(5) Mounting paper.

(6) Genus covers.

Cut the newspapers into half sheets. Each specimen is to be placed in a folded piece of this. The driers may be cheap blotting paper or pieces of carpet felt, cut to the desired size.

Arrange a specimen just as it was taken from the ground, inside of one of the half pages of newspaper. While it is not desirable to put too much time on the arrangement of each specimen, it is as well to place it in a natural position and in such a way that the leaves will not lie all over each other and the flowers be crowded so that the appearance will be awkward. But do not overdo this: if a flower droops naturally, do not make it stick upright. With one of the boards as a foundation build your pile of pressing plants up as follows: Lay on two or more driers, then a folded newspaper holding a specimen, then a drier or two. (If the specimen is a juicy thing, several blotters are needed between it and the next one.) Now another specimen, a drier, a specimen, etc., until you are through with the day's collecting, or until the pile begins to topple. Finish with a drier, then put on the other board, and weight it with your big stone.

The driers must be changed every day. Do not disturb the specimens, but lift each folded newspaper from the old to the new pile, building up with fresh driers as before. In a week or ten days most plants will be thoroughly dry. If at all moist they are likely to mould after being mounted and your work will be spoiled. A dried specimen is brittle and needs careful handling.

Mounting paper, to be standard and uniform, should be white, plain paper of a very heavy quality. It costs a cent a sheet, size eleven and one half by sixteen and one fourth inches. No other size would be acceptable if you wish at some later time to donate your collection to the local museum or to sell it to some school.

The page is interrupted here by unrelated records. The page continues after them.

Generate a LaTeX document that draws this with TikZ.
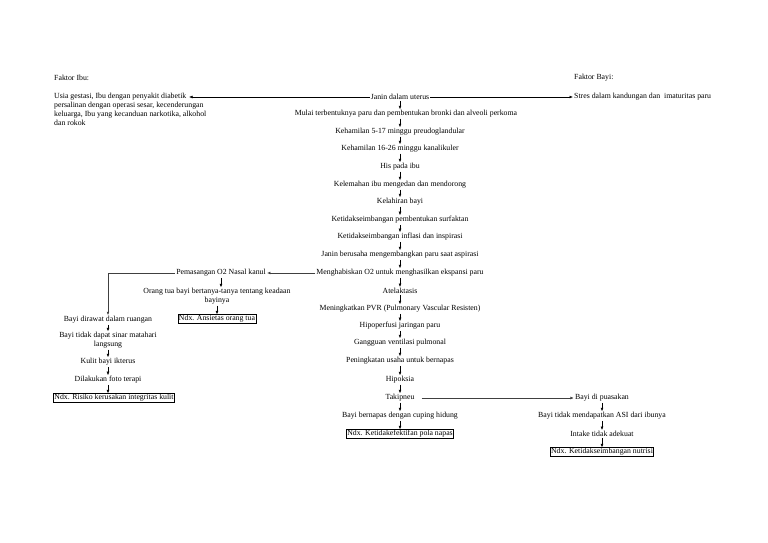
\documentclass[tikz,border=0pt]{standalone}
\usepackage{fontspec}
\setmainfont{Liberation Serif}
\usetikzlibrary{arrows.meta}
\begin{document}
\begin{tikzpicture}[x=1pt,y=-1pt,
  every node/.style={font=\fontsize{7.8}{8.8}\selectfont, inner sep=1pt, align=center},
  ndx/.style={draw, line width=0.6pt, inner sep=0.8pt},
  arr/.style={-{Latex[length=3.5pt,width=2.8pt]}, line width=0.5pt},
  harr/.style={-{Latex[length=3.5pt,width=2.8pt]}, line width=0.9pt, draw=black!75}]
\useasboundingbox (0,0) rectangle (768,543);
\begin{scope}[yshift=-2pt]
% headers
\node[anchor=west] (fibu) at (53,76) {Faktor Ibu:};
\node[anchor=west] (fbayi) at (573,76) {Faktor Bayi:};
\node[anchor=north west, align=left] (usia) at (53,90) {Usia gestasi, Ibu dengan penyakit diabetik\\persalinan dengan operasi sesar, kecenderungan\\keluarga, Ibu yang kecanduan narkotika, alkohol\\dan rokok};
\coordinate (usiaend) at (189,95);
\node[anchor=west] (stres) at (573,95) {Stres dalam kandungan dan\ \ imaturitas paru};
% central column
\node (janin) at (400,95) {Janin dalam uterus};
\node (mulai) at (406,112) {Mulai terbentuknya paru dan pembentukan bronki dan alveoli perkoma};
\node (k517) at (400,130) {Kehamilan 5-17 minggu preudoglandular};
\node (k1626) at (400,147) {Kehamilan 16-26 minggu kanalikuler};
\node (his) at (400,165) {His pada ibu};
\node (lemah) at (400,183) {Kelemahan ibu mengedan dan mendorong};
\node (lahir) at (400,200) {Kelahiran bayi};
\node (surf) at (400,218) {Ketidakseimbangan pembentukan surfaktan};
\node (infl) at (400,235) {Ketidakseimbangan inflasi dan inspirasi};
\node (janinb) at (400,253) {Janin berusaha mengembangkan paru saat aspirasi};
\node (mengh) at (400,271) {Menghabiskan O2 untuk menghasilkan ekspansi paru};
\node (atel) at (400,289) {Atelaktasis};
\node (pvr) at (400,307) {Meningkatkan PVR (Pulmonary Vascular Resisten)};
\node (hipo) at (400,324) {Hipoperfusi jaringan paru};
\node (gang) at (400,341) {Gangguan ventilasi pulmonal};
\node (pening) at (400,359) {Peningkatan usaha untuk bernapas};
\node (hipok) at (400,378) {Hipoksia};
\node (taki) at (400,396) {Takipneu};
\node (cuping) at (400,414) {Bayi bernapas dengan cuping hidung};
\node[ndx] (ndxnap) at (400,432) {Ndx. Ketidakefektifan pola napas};
% left branch
\node (pemas) at (221,271) {Pemasangan O2 Nasal kanul};
\node (ortu) at (217,294.5) {Orang tua bayi bertanya-tanya tentang keadaan\\bayinya};
\node[ndx] (ndxans) at (217,317) {Ndx. Ansietas orang tua};
\node (rawat) at (108,318) {Bayi dirawat dalam ruangan};
\node (sinar) at (108,338.5) {Bayi tidak dapat sinar matahari\\langsung};
\node (kulit) at (108,360) {Kulit bayi ikterus};
\node (foto) at (108,378) {Dilakukan foto terapi};
\node[ndx] (ndxkul) at (114,396) {Ndx. Risiko kerusakan integritas kulit};
% right branch
\node (puasa) at (602,396) {Bayi di puasakan};
\node (asi) at (602,414) {Bayi tidak mendapatkan ASI dari ibunya};
\node (intake) at (602,432) {Intake tidak adekuat};
\node[ndx] (ndxnut) at (602,450) {Ndx. Ketidakseimbangan nutrisi};
% connectors
\draw[arr] (janin.west) -- (usiaend);
\draw[arr] (janin.east) -- (stres.west);
\draw[arr] (janin.south) -- (janin.south |- mulai.north);
\draw[arr] (janin.south |- mulai.south) -- (janin.south |- k517.north);
\foreach \a/\b in {k517/k1626,k1626/his,his/lemah,lemah/lahir,lahir/surf,surf/infl,infl/janinb,janinb/mengh,mengh/atel,atel/pvr,pvr/hipo,hipo/gang,gang/pening,pening/hipok,hipok/taki,taki/cuping,cuping/ndxnap,
  pemas/ortu,ortu/ndxans,rawat/sinar,sinar/kulit,kulit/foto,
  puasa/asi,asi/intake,intake/ndxnut}
  \draw[arr] (\a.south) -- (\a.south |- \b.north);
\draw[arr] (foto.south) -- (foto.south |- ndxkul.north);
\draw[harr] (mengh.west) -- (pemas.east);
\draw[harr] (pemas.west) -| (rawat.north);
\draw[harr] (taki.east) ++(6,0) -- (puasa.west);
\end{scope}
\end{tikzpicture}
\end{document}
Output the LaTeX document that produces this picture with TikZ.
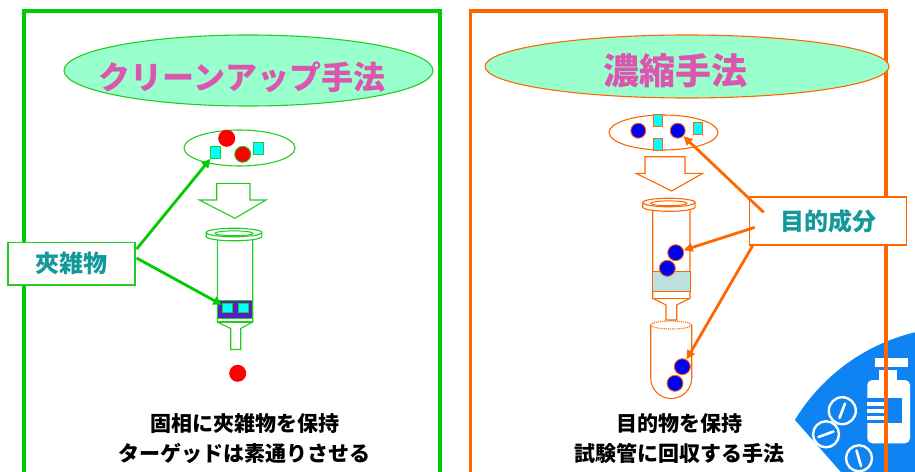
\documentclass[tikz,border=0pt]{standalone}
\usepackage{fontspec}
\newfontfamily\jp{Noto Sans CJK JP}
\usetikzlibrary{arrows.meta,calc,shapes.geometric}
\definecolor{fgreen}{HTML}{00CC00}
\definecolor{sgreen}{HTML}{22CC22}
\definecolor{forange}{HTML}{FF6600}
\definecolor{mint}{HTML}{99FFCC}
\definecolor{titlepink}{HTML}{DB56AE}
\definecolor{labelteal}{HTML}{139999}
\definecolor{cyanbox}{HTML}{00FFFF}
\definecolor{ballblue}{HTML}{0000F0}
\definecolor{ballred}{HTML}{FF0000}
\definecolor{packviolet}{HTML}{5222C4}
\definecolor{packpale}{HTML}{BCDFE0}
\definecolor{iconblue}{HTML}{0D84F2}
\begin{document}
\begin{tikzpicture}[x=1pt,y=-1pt,
  frame/.style={line width=3.5pt},
  outline/.style={line width=1.1pt, fill=white},
  redball/.style={circle, fill=ballred, inner sep=0pt, minimum size=#1},
  blueball/.style={circle, fill=ballblue, draw=forange, line width=0.9pt, inner sep=0pt, minimum size=#1},
  cubeg/.style={rectangle, fill=cyanbox, draw=sgreen, line width=0.9pt, inner sep=0pt},
  cubeo/.style={rectangle, fill=cyanbox, draw=forange, line width=0.9pt, inner sep=0pt, minimum width=9pt, minimum height=12pt},
  titletext/.style={font=\jp\bfseries, text=titlepink},
  tagbox/.style={rectangle, fill=white, line width=1.2pt, inner sep=0pt, font=\jp\bfseries\fontsize{24}{24}\selectfont, text=labelteal},
  caption/.style={font=\jp\bfseries\fontsize{21}{30}\selectfont, align=center, text=black},
  pointer/.style={line width=2.8pt, -{Triangle[length=9pt,width=8.5pt]}},
  pill/.style={draw=white, line width=2.4pt, fill=iconblue},
  score/.style={draw=white, line width=2.6pt, line cap=round}]
\useasboundingbox (0,0) rectangle (915,471);

% ---------- corner badge: medicine bottle and tablets ----------
\begin{scope}
  \clip (795,420) -- (848,480) -- (1000,480) -- (1000,300) -- (795,300) -- cycle;
  \fill[iconblue] (960,520) circle[radius=193pt];
\end{scope}
\path[pill] (842.3,410.7) circle[radius=13.5pt];
\path[score] (839.5,418) -- (845,403.5);
\path[pill] (826,434.3) circle[radius=13pt];
\path[score] (818.5,437) -- (833.5,431.5);
\path[pill] (859,458.3) circle[radius=13pt];
\path[score] (856.5,450.5) -- (861,466);
\fill[white] (875,358.3) rectangle (908.3,367.3);
\fill[white] (879,370) rectangle (897,384);
\fill[white, rounded corners=5pt] (867.3,380) rectangle (910,443.3);
\fill[iconblue] (867.3,398) rectangle (902,423);
\fill[white] (867.3,402) rectangle (884,405.5);
\fill[white] (867.3,409) rectangle (884,412.5);
\fill[white] (867.3,416) rectangle (884,419.5);

% ---------- panel frames ----------
\draw[frame, fgreen] (24,480) -- (24,11) -- (440,11) -- (440,480);
\draw[frame, forange] (470.5,480) -- (470.5,11) -- (886,11) -- (886,480);

% ---------- left panel: clean-up method ----------
\node[ellipse, draw=sgreen, fill=mint, line width=1.1pt, minimum width=369pt, minimum height=71pt, inner sep=0pt] (ttlA) at (248.5,70.5) {};
\node[titletext, font=\jp\bfseries\fontsize{32}{32}\selectfont] (ttlAtext) at (242,77) {クリーンアップ手法};

\node[ellipse, draw=sgreen, line width=1.1pt, minimum width=111pt, minimum height=36pt, inner sep=0pt] (mixA) at (239.5,148) {};
\node[redball=17pt] (lred1) at (226.7,138.3) {};
\node[redball=16pt, draw=sgreen, line width=0.9pt] (lred2) at (242.7,154.3) {};
\node[cubeg, minimum width=10pt, minimum height=12pt] (lsq1) at (215.7,152.3) {};
\node[cubeg, minimum width=10pt, minimum height=12pt] (lsq2) at (258.3,148) {};

\draw[outline, draw=sgreen] (216.7,183.3) -- (250,183.3) -- (250,200) -- (266,200) -- (235,218.3) -- (199.3,200) -- (216.7,200) -- cycle;

% cartridge
\draw[outline, draw=sgreen] (217.3,240) -- (217.3,322) -- (230.7,328.5) -- (230.7,349.5) -- (240.7,349.5) -- (240.7,328.5) -- (252.7,322) -- (252.7,240);
\draw[sgreen, line width=1.1pt] (217.3,322) -- (252.7,322);
\draw[outline, draw=sgreen] (206.2,232.5) -- (206.2,236.5) arc[start angle=180, end angle=360, x radius=27.8pt, y radius=4.3pt] -- (261.8,232.5);
\draw[outline, draw=sgreen] (234,232.5) ellipse[x radius=27.8pt, y radius=4.3pt];
\draw[sgreen, line width=1pt] (234,233.3) ellipse[x radius=19pt, y radius=2.4pt];
\node[rectangle, fill=packviolet, draw=sgreen, line width=1pt, minimum width=35.4pt, minimum height=18.3pt, inner sep=0pt] (bedA) at (235,309.2) {};
\node[cubeg, minimum size=9.5pt] (lsq3) at (227.3,307.7) {};
\node[cubeg, minimum size=9.5pt] (lsq4) at (243.3,307.7) {};
\node[redball=17pt] (lred3) at (237.7,373.3) {};

\node[tagbox, draw=sgreen, minimum width=127pt, minimum height=42.3pt] (impurity) at (71.5,263.8) {夾雑物};
\draw[pointer, fgreen] ($(impurity.north east)+(1,7)$) -- (lsq1);
\draw[pointer, fgreen] ($(impurity.north east)+(1,16)$) -- (lsq3);

\node[caption] (capA) at (244.5,439) {固相に夾雑物を保持\\ターゲッドは素通りさせる};

% ---------- right panel: concentration method ----------
\node[ellipse, draw=forange, fill=mint, line width=1.1pt, minimum width=404pt, minimum height=63pt, inner sep=0pt] (ttlB) at (687,66.5) {};
\node[titletext, font=\jp\bfseries\fontsize{36}{36}\selectfont] (ttlBtext) at (675,71) {濃縮手法};

\node[ellipse, draw=forange, line width=1.1pt, minimum width=109pt, minimum height=35pt, inner sep=0pt] (mixB) at (663.5,132.5) {};
\node[blueball=15pt] (rb1) at (638.3,130.7) {};
\node[blueball=15pt] (rb2) at (677.7,130.7) {};
\node[cubeo] (rsq1) at (658.3,120) {};
\node[cubeo] (rsq2) at (658.3,144.3) {};
\node[cubeo] (rsq3) at (698.3,128.3) {};

\draw[outline, draw=forange] (645,156.7) -- (685,156.7) -- (685,173.3) -- (702.7,173.3) -- (671.7,191) -- (636,173.3) -- (645,173.3) -- cycle;

% cartridge
\draw[outline, draw=forange] (652.7,210) -- (652.7,298.3) -- (666,305) -- (666,320) -- (676.7,320) -- (676.7,305) -- (690,298.3) -- (690,210);
\draw[forange, line width=1.1pt] (652.7,298.3) -- (690,298.3);
\draw[outline, draw=forange] (642.7,202.5) -- (642.7,207) arc[start angle=180, end angle=360, x radius=26.2pt, y radius=4.3pt] -- (695.2,202.5);
\draw[outline, draw=forange] (668.9,202.5) ellipse[x radius=26.2pt, y radius=4.3pt];
\draw[forange, line width=1pt] (668.9,203.3) ellipse[x radius=18pt, y radius=2.4pt];
\node[rectangle, fill=packpale, draw=forange, line width=1pt, minimum width=37.3pt, minimum height=20pt, inner sep=0pt] (bedB) at (671.35,281.7) {};
\node[blueball=16pt] (rb3) at (675.7,252.7) {};
\node[blueball=16pt] (rb4) at (667.3,268.3) {};

% collection tube
\draw[forange, line width=1.1pt] (650.7,325) -- (650.7,378) arc[start angle=180, end angle=360, radius=20.5pt] -- (691.7,325);
\draw[forange, line width=1.1pt, densely dotted] (671.2,325) ellipse[x radius=20.5pt, y radius=4pt];
\node[blueball=16pt] (rb5) at (682.3,366.7) {};
\node[blueball=16pt] (rb6) at (675,383.3) {};

\node[tagbox, draw=forange, minimum width=157.4pt, minimum height=48pt] (target) at (828,221) {目的成分};
\draw[pointer, forange] ($(target.north west)+(15,16)$) -- (rb2);
\draw[pointer, forange] ($(target.north west)+(6,31)$) -- (rb3);
\draw[pointer, forange] ($(target.south west)+(4,0)$) -- (rb5);

\node[caption] (capB) at (679,439) {目的物を保持\\試験管に回収する手法};
\end{tikzpicture}
\end{document}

There are several ways of fastening specimens to the sheet. Some like to use little strips of gummed paper or court-plaster, but old-fashioned glue is about the most satisfactory stuff. It is mussy to work with till you get your hand in, but it holds the plants fast to the sheet, and "that's the intintion." It is best to keep the specimens in the newspaper wrappers until you have a lot ready to mount. Then with a pot of glue, a dry cloth, a damp one, and a small brush you are ready for business. Lift the specimen from the newspaper and lay it first on the mounting sheet to get some idea beforehand of how you will place it. You may have to prune it some to get it all on, but this is not likely as your drying sheets are the same size as your mounting paper. Having decided at what angle to place it, lay the specimen back on the newspaper upside down. With your brush wet, but not dripping, with glue, brush the stems, buds, leaves, and flowers lightly over the back. Lift it again, turning it over as you transfer it to the white sheet. With a light pressure make the parts fast and lay the sheet aside for the glue to dry.

Small specimens should occupy a place just a little below the centre of the sheet, and if more than one specimen is required to show all parts they may be arranged on the sheet as their various shapes and sizes look best.